MADISON, Wis. – The Wisconsin Department of Natural Resources (DNR) today announced that funding from the Cherish Wisconsin Outdoors Fund will help improve public lands in Bayfield and Walworth counties thanks to a successful partnership between the department and the Natural Resources Foundation of Wisconsin.

“Donations from hunters, anglers and nature enthusiasts to the Cherish Wisconsin Outdoors Fund make restoration and management work at places like important natural, fish and wildlife areas possible,” said David Clutter, Executive Director of the Natural Resources Foundation of Wisconsin. “As the Cherish Fund continues to grow thanks to generous contributions by individuals, the positive impact on Wisconsin’s natural resources will grow in kind.”

The Cherish Wisconsin Outdoors Fund, a permanent endowment benefiting Wisconsin’s public lands, will make its third disbursement for the White River Fishery Area in Bayfield County and Lulu Lake State Natural Area in Walworth County.

“The Cherish Wisconsin Outdoors Fund continues to grow and is currently over $1.5 million,” said DNR Assistant Deputy Secretary Steven Little. “This funding helps critical habitat improvement projects on DNR-managed lands for all to enjoy.”

The two selected projects for this year represent high-priority habitat restoration work from across the state. Funding for the Bayfield County project will be critical in restoring riparian areas along the South Fork of the White River, a state-designated Outstanding Water Resource. The final funding for the projects is $31,689.

“These Cherish Funds will be used to enhance recreational opportunities, like fishing and hunting, along this important stream by removing invasive shrubs,” said Cristopher Sand, the DNR’s Property Manager for the White River Fishery Area.

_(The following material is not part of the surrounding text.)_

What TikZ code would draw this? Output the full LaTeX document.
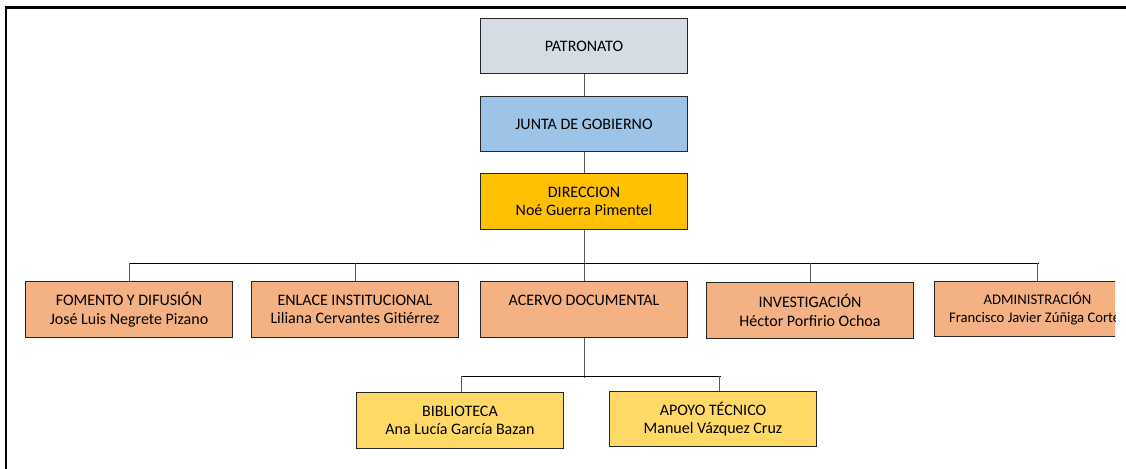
\documentclass[tikz,border=0pt]{standalone}
\usepackage{fontspec}
\setmainfont{Carlito}
\definecolor{patronatoGray}{HTML}{D6DCE4}
\definecolor{juntaBlue}{HTML}{9DC3E6}
\definecolor{direccionGold}{HTML}{FFC000}
\definecolor{areaOrange}{HTML}{F4B183}
\definecolor{unitYellow}{HTML}{FFD966}

\begin{document}
\begin{tikzpicture}
[x=0.75pt,y=-0.75pt,
  boxDecorate/.style={shape=rectangle,draw=black!85,line width=0.75pt,
    minimum width=155.25pt,minimum height=41.5pt,inner sep=0pt,
    align=center,font=\fontsize{12}{13.8}\selectfont},%
  lineDecorate/.style={-,draw=black!65,line width=0.7pt},%
  barDecorate/.style={-,draw=black,line width=0.7pt}]
\useasboundingbox (0,0) rectangle (1126,468);
%% frame
\draw[line width=1.6pt] (6,470) -- (6,7.5) -- (1130,7.5);
%% boxes
\foreach \nodename/\x/\y/\col/\txt in {
  patronato/584/46/patronatoGray/PATRONATO,
  junta/584/124/juntaBlue/JUNTA DE GOBIERNO,
  direccion/584/201.5/direccionGold/DIRECCION\\Noé Guerra Pimentel,
  fomento/129/309.5/areaOrange/FOMENTO Y DIFUSIÓN\\José Luis Negrete Pizano,
  enlace/355/309.5/areaOrange/ENLACE INSTITUCIONAL\\Liliana Cervantes Gitiérrez,
  acervo/584/309.5/areaOrange/ACERVO DOCUMENTAL\\\mbox{},
  investigacion/810/310.5/areaOrange/INVESTIGACIÓN\\Héctor Porfirio Ochoa,
  biblioteca/460/420.5/unitYellow/BIBLIOTECA\\Ana Lucía García Bazan,
  apoyo/713/419/unitYellow/APOYO TÉCNICO\\Manuel Vázquez Cruz}
{
  \node (\nodename) at (\x,\y) [boxDecorate,fill=\col] {\txt};
}
\begin{scope}
\clip (0,0) rectangle (1115,468);
\node (administracion) at (1037.5,309) [boxDecorate,fill=areaOrange,
  font=\fontsize{11}{13.5}\selectfont] {ADMINISTRACIÓN\\Francisco Javier Zúñiga Cortez};
\end{scope}
%% edges or lines
\coordinate (barLeft) at (fomento.north |- 0,263);
\coordinate (barRight) at ([xshift=1pt]administracion.north |- 0,263);
\coordinate (subLeft) at (461.5,376);
\coordinate (subRight) at (720.5,376);
\coordinate (subTrunk) at (584,378);
\path
\foreach \startnode/\endnode in {patronato/junta, junta/direccion, direccion/acervo, acervo/subTrunk}
{
  (\startnode) edge[lineDecorate] (\endnode)
};
\draw[barDecorate] (barLeft) -- (barRight);
\draw[barDecorate] (subLeft) -- (subRight);
\foreach \nodename in {fomento, enlace, investigacion, administracion}
{
  \draw[lineDecorate] (\nodename.north) -- (\nodename.north |- barLeft);
}
\draw[lineDecorate] (subLeft) -- (subLeft |- biblioteca.north);
\draw[lineDecorate] ([xshift=-1pt]subRight) -- ([xshift=-1pt]subRight |- apoyo.north);
\end{tikzpicture}
\end{document}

In Walworth County, the funds will aid oak savanna restoration efforts at Lulu Lake State Natural Area, a premier property in one of the state’s most populated areas.

“Lulu Lake State Natural Area contains a diverse mosaic of habitats that host an impressive variety of plant and wildlife species,” said Pete Duerkop, DNR District Ecologist for the Natural Heritage Conservation Program. “The Cherish-funded restoration efforts will afford unique and enhanced opportunities for wildlife observation, hiking and other recreation in addition to providing a haven for rare species.”

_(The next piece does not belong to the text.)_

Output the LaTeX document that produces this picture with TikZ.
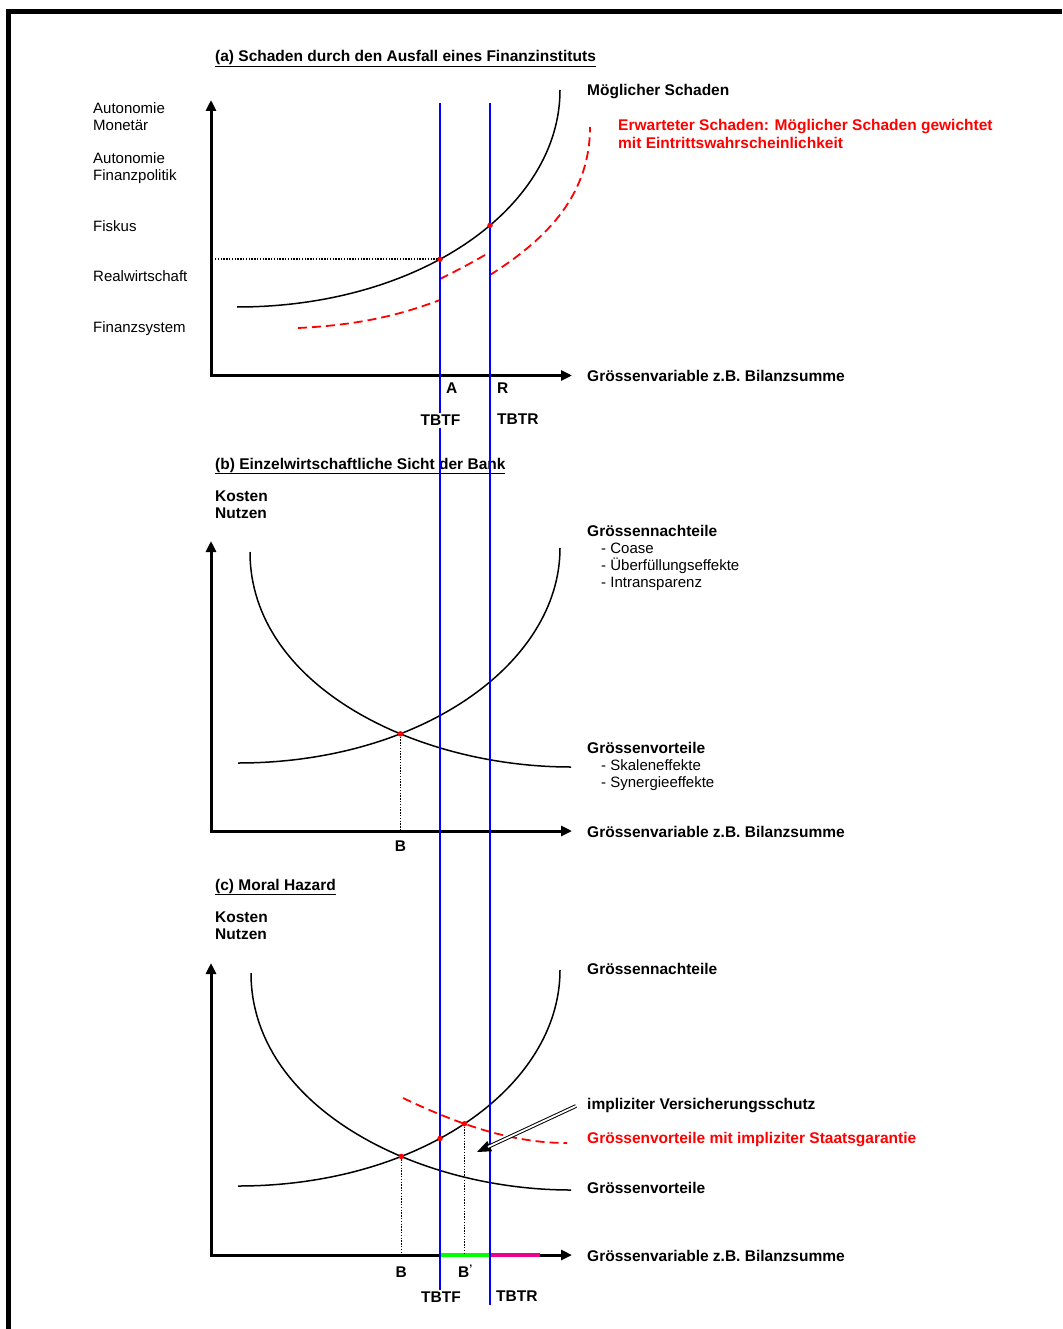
\documentclass[tikz,border=0pt]{standalone}
\usepackage{fontspec}
\setmainfont{Liberation Sans}
\usetikzlibrary{arrows.meta,intersections}

\begin{document}
\begin{tikzpicture}[x=1pt,y=-1pt,
    lab/.style={font=\fontsize{15.5}{17}\selectfont\bfseries,inner sep=0pt,anchor=base west},
    multi/.style={font=\fontsize{15.5}{17}\selectfont\bfseries,inner sep=0pt,anchor=west,align=left},
    txt/.style={font=\fontsize{15}{17}\selectfont,inner sep=0pt,anchor=west,align=left},
    axis/.style={line width=3pt,{Triangle[length=11pt,width=10pt]}-{Triangle[length=11pt,width=10pt]}},
    curve/.style={line width=1.5pt},
    guide/.style={blue,line width=1.6pt},
    expected/.style={red,line width=1.8pt,dash pattern=on 9pt off 5pt},
    helper/.style={line width=1.5pt,dash pattern=on 1.4pt off 1.4pt},
    hit/.style={circle,fill=red,inner sep=0pt,minimum size=5.5pt},
    zone/.style={line width=4.5pt},
    cut/.style={lab,anchor=base,fill=white,inner sep=2pt}]
  \useasboundingbox (0,0) rectangle (1062,1329);
  \draw[line width=5pt] (8.5,1329) -- (8.5,11.5) -- (1062,11.5);

  % (a) damage
  \node[lab] (ta) at (215,62) {\underline{(a) Schaden durch den Ausfall eines Finanzinstituts}};
  \node[txt] (mon) at (93,116.5) {Autonomie\\Monetär};
  \node[txt] (finpol) at (93,168.5) {Autonomie\\Finanzpolitik};
  \node[txt,anchor=base west] (fiskus) at (93,231.5) {Fiskus};
  \node[txt,anchor=base west] (real) at (93,281.5) {Realwirtschaft};
  \node[txt,anchor=base west] (finsys) at (93,332.5) {Finanzsystem};
  \node[lab] (moeg) at (587,95.5) {Möglicher Schaden};
  \node[multi,red,font=\fontsize{15.5}{18}\selectfont\bfseries] (erw) at (618,133.5)
    {Erwarteter Schaden: Möglicher Schaden gewichtet\\mit Eintrittswahrscheinlichkeit};
  \node[lab] (gva) at (587,381.5) {Grössenvariable z.B. Bilanzsumme};
  \node[lab] (A) at (446,393.5) {A};
  \node[lab] (R) at (497,393.5) {R};
  \coordinate (ya) at (211,100);
  \coordinate (oa) at (211,375.5);
  \coordinate (xa) at (572,375.5);
  \draw[axis] (ya) -- (oa) -- (xa);
  \draw[curve,name path=damage] (237,307) .. controls (420,307) and (560,208) .. (560,90);
  \draw[expected] (298,328) .. controls (360,325) and (400,315) .. (440,300);
  \draw[expected] (440,279) .. controls (460,269) and (475,261) .. (490,252);
  \draw[expected] (490,275) .. controls (540,243) and (590,200) .. (590,127);

  % (b) bank view
  \node[lab] (tb) at (215,469) {\underline{(b) Einzelwirtschaftliche Sicht der Bank}};
  \node[multi] (kn b) at (215,504.5) {Kosten\\Nutzen};
  \node[lab] (nach b) at (587,536.5) {Grössennachteile};
  \node[txt] (nach list) at (601,567) {- Coase\\- Überfüllungseffekte\\- Intransparenz};
  \node[lab] (vor b) at (587,753.5) {Grössenvorteile};
  \node[txt] (vor list) at (601,775.5) {- Skaleneffekte\\- Synergieeffekte};
  \node[lab] (gvb) at (587,837.5) {Grössenvariable z.B. Bilanzsumme};
  \coordinate (yb) at (211,541);
  \coordinate (ob) at (211,831);
  \coordinate (xb) at (572,831);
  \draw[axis] (yb) -- (ob) -- (xb);
  \draw[curve,name path=rise b] (238,763) .. controls (420,763) and (560,664) .. (560,548);
  \draw[curve,name path=fall b] (250,552) .. controls (250,685) and (415,767) .. (571,767);

  % (c) moral hazard
  \node[lab] (tc) at (215,890) {\underline{(c) Moral Hazard}};
  \node[multi] (kn c) at (215,926) {Kosten\\Nutzen};
  \node[lab] (nach c) at (587,974.5) {Grössennachteile};
  \node[lab] (vers) at (587,1109.5) {impliziter Versicherungsschutz};
  \node[lab,red] (staat) at (587,1143.5) {Grössenvorteile mit impliziter Staatsgarantie};
  \node[lab] (vor c) at (587,1193.5) {Grössenvorteile};
  \node[lab] (gvc) at (587,1261.5) {Grössenvariable z.B. Bilanzsumme};
  \coordinate (yc) at (211,963);
  \coordinate (oc) at (211,1255);
  \coordinate (xc) at (572,1255);
  \draw[axis] (yc) -- (oc) -- (xc);
  \draw[curve,name path=rise c] (238,1186) .. controls (420,1186) and (560,1087) .. (560,970);
  \draw[curve,name path=fall c] (251,973) .. controls (251,1106) and (415,1190) .. (571,1190);
  \draw[expected,name path=garantie] (403,1098) .. controls (470,1130) and (520,1143) .. (567,1143);
  \draw[zone,green] (440,1255) -- (490,1255);
  \draw[zone,magenta] (490,1255) -- (540,1255);

  % thresholds
  \draw[guide,name path=tbtf] (440,103) -- (440,1305);
  \draw[guide,name path=tbtr] (490,103) -- (490,1305);

  \path[name intersections={of=damage and tbtf,by=a1}];
  \path[name intersections={of=damage and tbtr,by=a2}];
  \path[name intersections={of=rise b and fall b,by=b1}];
  \path[name intersections={of=rise c and fall c,by=c1}];
  \path[name intersections={of=rise c and tbtf,by=c2}];
  \path[name intersections={of=rise c and garantie,by=c3}];
  \coordinate (dstart) at (215,0);
  \draw[helper] (a1 -| dstart) -- (a1);
  \draw[helper] (b1) -- (b1 |- ob);
  \draw[helper] (c1) -- (c1 |- oc);
  \draw[helper] (c3) -- (c3 |- oc);
  \foreach \p in {a1,a2,b1,c1,c2,c3}
    \node[hit] at (\p) {};

  \node[lab,anchor=base] (B b) at (b1 |- 0,851.5) {B};
  \node[lab,anchor=base] (B c) at (c1 |- 0,1277.5) {B};
  \node[lab] (B' c) at (458,1277.5) {B\textsuperscript{'}};
  \node[cut] (tbtf a) at (440.5,425.5) {TBTF};
  \node[lab] (tbtr a) at (497,424.5) {TBTR};
  \node[cut] (tbtf c) at (441,1302.5) {TBTF};
  \node[lab] (tbtr c) at (496,1301.5) {TBTR};

  \coordinate (vtail) at (576,1106);
  \coordinate (vtip) at (477,1152);
  \draw[line width=1pt,-{Triangle[length=14pt,width=11pt]}] (vtail) -- (vtip);
  \draw[double,double distance=1.8pt,line width=1pt,shorten >=12pt] (vtail) -- (vtip);
\end{tikzpicture}
\end{document}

Projects were chosen through a grant application process and reviewed by an engaged stakeholder group including Backcountry Hunters and Anglers, Natural Areas Preservation Council, Pheasants Forever, Rocky Mountain Elk Foundation, Ruffed Grouse Society, Trout Unlimited, Wisconsin Bird Conservation Partnership and the Wisconsin Conservation Congress. The DNR and the Natural Resources Foundation are grateful for these organizations’ involvement.